Guys, I was looking over my calculations this morning, and think i may have misinterpreted the relative permeability factor in my original equations. My original eq'ns considered the permeability and not the relative permeability. The following shows my revised calculation of the required current:
∫H.dl = κ [(N/ι)(I) + dφ/dt] {Re: dφ/dt = -ε0 LI}{κ = μ/μ0}
= κ [(N/ι)(I) - ε0 LI] {Re: L = (N2/ ι) A }
= κ I [(N/ι) - ε0 (N^2/ ι) A ]
Where,
∫H.dl = magnetizing field
K = average relative permeability
N = number of turns in solenoid
ι = length of solenoid
I = current
A = average cross sectional area of surface being penetrated by solenoid
Given:
Bsat = 0.925 T
M = Md(6000)/4∏ = 0.05307 T
=> Hreq = (Bsat / μ0) - M
= (0.925 / 1.25663706 x 10-6 ) – 0.05307
= 736,092 Am^-1
Also;
N = 6
ι = 0.09 m
A = 0.036483 m^2
Now my magnet is to be aligned diametrically, so the cross section of my solenoid will appear as in the attached file:
The pink area denotes the cross section of a bag which will be filled with iron powder, the relative permittivity of which is 700.
The stainless steel tube is non magnetizable, so I have ignored it for this calculation.
The blue area denotes the B powder, the relative permittivity of which is 939,014.

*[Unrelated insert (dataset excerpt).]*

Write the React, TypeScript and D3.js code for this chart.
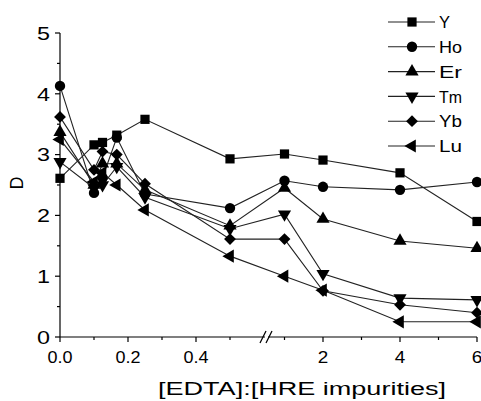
import React from 'react';
import * as d3 from 'd3';

const ratios = [0, 0.1, 0.125, 0.167, 0.25, 0.5, 1, 2, 4, 6];
const seriesNames = ['Y', 'Ho', 'Er', 'Tm', 'Yb', 'Lu'];
const valuesY = [2.61, 3.16, 3.2, 3.32, 3.58, 2.93, 3.01, 2.91, 2.7, 1.9];
const valuesHo = [4.13, 2.37, 2.62, 3.28, 2.35, 2.12, 2.57, 2.47, 2.42, 2.55];
const valuesEr = [3.37, 2.5, 2.85, 2.85, 2.42, 1.83, 2.45, 1.94, 1.58, 1.46];
const valuesTm = [2.88, 2.45, 2.5, 2.8, 2.3, 1.78, 2.02, 1.04, 0.64, 0.61];
const valuesYb = [3.62, 2.75, 3.05, 3.0, 2.52, 1.61, 1.61, 0.76, 0.53, 0.4];
const valuesLu = [3.25, 2.55, 2.7, 2.5, 2.09, 1.33, 1.0, 0.77, 0.25, 0.25];
const allValues = [valuesY, valuesHo, valuesEr, valuesTm, valuesYb, valuesLu];

const yTicks = [0, 1, 2, 3, 4, 5];
const yMinor = [0.5, 1.5, 2.5, 3.5, 4.5];
const xTicksLow = [0, 0.2, 0.4];
const xMinorLow = [0.1, 0.3, 0.5];
const xTicksHigh = [2, 4, 6];
const xMinorHigh = [1, 3, 5];

const W = 481;
const H = 401;
const font = '"Liberation Sans", Arial, sans-serif';

// broken x axis: two linear pieces
const xLow = d3.scaleLinear().domain([0, 0.6]).range([60, 264]);
const xHigh = d3.scaleLinear().domain([1, 6]).range([284.5, 477]);
const xPos = (v: number) => (v <= 0.6 ? xLow(v) : xHigh(v));
const y = d3.scaleLinear().domain([0, 5]).range([337, 33]);

// marker shapes per series
const markers = [
  { type: d3.symbolSquare, size: 85, rot: 0 },
  { type: d3.symbolCircle, size: 85, rot: 0 },
  { type: d3.symbolTriangle, size: 75, rot: 0 },
  { type: d3.symbolTriangle, size: 75, rot: 180 },
  { type: d3.symbolSquare, size: 70, rot: 45 },
  { type: d3.symbolTriangle, size: 75, rot: -90 },
];

function Marker({ i, x, yy }: { i: number; x: number; yy: number }) {
  const m = markers[i];
  const d = d3.symbol().type(m.type).size(m.size)() as string;
  return <path d={d} transform={`translate(${x},${yy}) rotate(${m.rot})`} fill="#000" />;
}

export default function App() {
  const line = d3.line<number>()
    .x((_, j) => xPos(ratios[j]))
    .y(v => y(v));

  const axisY = 337;
  return (
    <svg width={W} height={H} style={{ position: 'absolute', left: 0, top: 0, background: '#fff' }}>
      {/* lines */}
      {allValues.map((vals, i) => (
        <path key={'l' + i} d={line(vals) as string} fill="none" stroke="#222" strokeWidth={1.1} />
      ))}
      {/* markers */}
      {allValues.map((vals, i) => vals.map((v, j) => (
        <Marker key={`m${i}-${j}`} i={i} x={xPos(ratios[j])} yy={y(v)} />
      )))}

      {/* y axis */}
      <line x1={60} x2={60} y1={y(5)} y2={axisY} stroke="#000" strokeWidth={1.2} />
      {yTicks.map(t => (
        <g key={'yt' + t}>
          <line x1={55} x2={60} y1={y(t)} y2={y(t)} stroke="#000" strokeWidth={1.2} />
          <text x={50} y={y(t)} dy="0.36em" textAnchor="end" fontFamily={font} fontSize={19}
            textLength={13} lengthAdjust="spacingAndGlyphs" fill="#000">{t}</text>
        </g>
      ))}
      {yMinor.map(t => (
        <line key={'ym' + t} x1={57} x2={60} y1={y(t)} y2={y(t)} stroke="#000" strokeWidth={1.2} />
      ))}

      {/* x axis with break */}
      <line x1={60} x2={265} y1={axisY} y2={axisY} stroke="#000" strokeWidth={1.2} />
      <line x1={268} x2={477} y1={axisY} y2={axisY} stroke="#000" strokeWidth={1.2} />
      <line x1={260} x2={266} y1={343} y2={331} stroke="#000" strokeWidth={1.2} />
      <line x1={266} x2={272} y1={343} y2={331} stroke="#000" strokeWidth={1.2} />
      {xTicksLow.map(t => (
        <g key={'xl' + t}>
          <line x1={xLow(t)} x2={xLow(t)} y1={axisY} y2={axisY + 5} stroke="#000" strokeWidth={1.2} />
          <text x={xLow(t)} y={363} textAnchor="middle" fontFamily={font} fontSize={16}
            textLength={25} lengthAdjust="spacingAndGlyphs" fill="#000">{d3.format('.1f')(t)}</text>
        </g>
      ))}
      {xMinorLow.map(t => (
        <line key={'xml' + t} x1={xLow(t)} x2={xLow(t)} y1={axisY} y2={axisY + 3} stroke="#000" strokeWidth={1.2} />
      ))}
      {xTicksHigh.map(t => (
        <g key={'xh' + t}>
          <line x1={xHigh(t)} x2={xHigh(t)} y1={axisY} y2={axisY + 5} stroke="#000" strokeWidth={1.2} />
          <text x={xHigh(t)} y={363} textAnchor="middle" fontFamily={font} fontSize={16}
            textLength={10.5} lengthAdjust="spacingAndGlyphs" fill="#000">{t}</text>
        </g>
      ))}
      {xMinorHigh.map(t => (
        <line key={'xmh' + t} x1={xHigh(t)} x2={xHigh(t)} y1={axisY} y2={axisY + 3} stroke="#000" strokeWidth={1.2} />
      ))}

      {/* axis titles */}
      <text x={302} y={395} textAnchor="middle" fontFamily={font} fontSize={18}
        textLength={288} lengthAdjust="spacingAndGlyphs" fill="#000">[EDTA]:[HRE impurities]</text>
      <text transform="translate(23,183) rotate(-90)" textAnchor="middle" fontFamily={font} fontSize={19}
        textLength={13} lengthAdjust="spacingAndGlyphs" fill="#000">D</text>

      {/* legend */}
      {seriesNames.map((name, i) => {
        const ly = 22 + i * 24.8;
        return (
          <g key={'lg' + name}>
            <line x1={388} x2={435} y1={ly} y2={ly} stroke="#222" strokeWidth={1.1} />
            <Marker i={i} x={412} yy={ly} />
            <text x={439} y={ly} dy="0.36em" fontFamily={font} fontSize={17}
              textLength={name.length === 1 ? 11 : 23} lengthAdjust="spacingAndGlyphs" fill="#000">{name}</text>
          </g>
        );
      })}
    </svg>
  );
}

The ratio of the areas of pink : blue = 4.29 : 1
=> average permeability of the magnetic path, K = [(4.29)(700) + 939,014] / 5.29 = 178,075
So,
∫H.dl = κ I [(N/ι) - ε0 (N^2/ ι) A ]
736,092 = I(178,075){(6/0.09) – [ε0 (6^2/0.09)(0.036483)]}
= 11,871,666 I
I = 0.062004 A = 62 mA
this seems very small to me, though the physics does check out. the only question i have regarding this is my interpretation of the relative permeability, as i am not sure if i should just use 700 which is the permeability of just the steel(in which case my required current is about 12 A, which is more understandable). Also with these new current values, i can probably just use a car battery to apply a steady DC current while i heat the powder to activate its thermosetting resin.